IMPORTANT: The 10 percent of the brain myth is a widely perpetuated urban legend that most or all humans only use 10 percent (or some other small percentage) of their brains. It has been misattributed to many people, including Albert Einstein.

Two-thirds of the population believes a myth that has been propagated for over a century: that we use only 10 percent of our brains. Hardly! Our neuron-dense brains have evolved to use the least amount of energy while carrying the most information possible – a feat that requires the entire brain.

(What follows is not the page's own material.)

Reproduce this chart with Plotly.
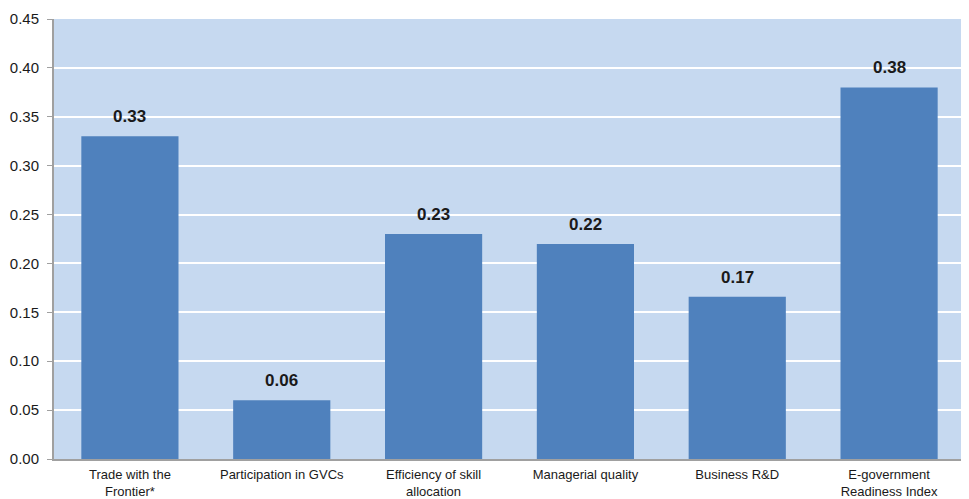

Neurologist Barry Gordon describes the myth as false, adding, "we use virtually every part of the brain, and that (most of) the brain is active almost all the time." Neuroscientist Barry Beyerstein sets out seven kinds of evidence refuting the ten percent myth:
  1. Studies of brain damage: If 10 percent of the brain is normally used, then damage to other areas should not impair performance. Instead, there is almost no area of the brain that can be damaged without loss of abilities. Even slight damage to small areas of the brain can have profound effects.
  2. Brain scans have shown that no matter what one is doing, all brain areas are always active. Some areas are more active at any one time than others, but barring brain damage, there is no part of the brain that is absolutely not functioning. Technologies such as positron emission tomography (PET) and functional magnetic resonance imaging (fMRI) allow the activity of the living brain to be monitored. They reveal that even during sleep, all parts of the brain show some level of activity. Only in the case of serious damage does a brain have "silent" areas.
  3. The brain is enormously costly to the rest of the body, in terms of oxygen and nutrient consumption. It can require up to 20 percent of the body's energy—more than any other organ—despite making up only 2 percent of the human body by weight. If 90 percent of it were unnecessary, there would be a large survival advantage to humans with smaller, more efficient brains. If this were true, the process of natural selection would have eliminated the inefficient brains. It is also highly unlikely that a brain with so much redundant matter would have evolved in the first place; given the historical risk of death in childbirth associated with the large brain size (and therefore skull size) of humans,[16] there would be a strong selection pressure against such a large brain size if only 10 percent was actually in use.
  4. Localization of function: Rather than acting as a single mass, the brain has distinct regions for different kinds of information processing. Decades of research have gone into mapping functions onto areas of the brain, and no function-less areas have been found.
  5. Microstructural analysis: In the single-unit recording technique, researchers insert a tiny electrode into the brain to monitor the activity of a single cell. If 90 percent of cells were unused, then this technique would have revealed that.
  6. Synaptic pruning: Brain cells that are not used have a tendency to degenerate. Hence if 90 percent of the brain were inactive, an autopsy of normal adult brains would reveal large-scale degeneration.
In debunking the ten percent myth, Knowing Neurons editor Gabrielle-Ann Torre writes that using one hundred percent of one's brain would not be desirable either. Such unfettered activity would almost certainly trigger an epileptic seizure. Torre writes that, even at rest, a person likely uses as much of his or her brain as reasonably possible through the default mode network, a widespread brain network that is active and synchronized even in the absence of any cognitive task. Thus, "large portions of the brain are never truly dormant, as the 10% myth might otherwise suggest."